Cadena has several strategies that she says have as much relevance in the workplace as they do in the playroom. Here are a few of them:
Dealing with toddlers takes a lot of patience. Want to see a two-year-old walk anywhere without stopping a few dozen times to explore every possible distraction? Good luck with that. But sometimes waiting for results at work can be just as hard, and so the same sort of patience applies to running a team. “After dealing with a toddler’s needs, now I realize e-mails don’t have to be answered within 15 minutes and a clever strategy supersedes quick wins,” she writes.
Don’t Be a Control Freak
Do you sometimes find yourself wanting to correct your tiny tot’s wardrobe choices? Now’s the time to let it go. “I learned early on in my career that you can’t take on everything yourself just to control every last detail,” she writes. “Similarly, if some days my daughter goes to preschool in a mismatched outfit with unruly hair, I’ve learned to take a deep breath and recognize that she’s actually gaining her own independence and sense of self.”
Celebrate Small Wins
Just as you’d probably celebrate small parent triumphs (like her putting herself to sleep at night instead of needing your rocking arms), so should you revel in small victories at work.
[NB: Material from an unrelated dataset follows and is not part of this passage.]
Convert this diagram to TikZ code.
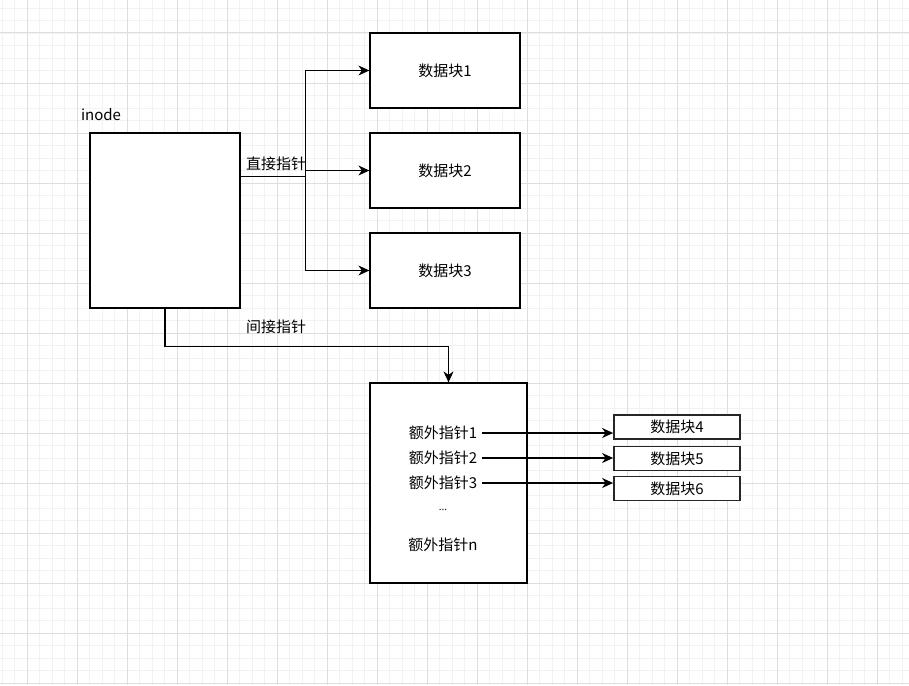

“It’s not just the big client wins or the culmination of a long project that warrants recognition. Sometimes it’s more important to give a team member a fist bump when they nailed leading their first client call or express public recognition to an employee who spoke up with an innovative solution to a budget obstacle,” she writes. “These little acknowledgments keep morale up and make people feel like they are winning every day.”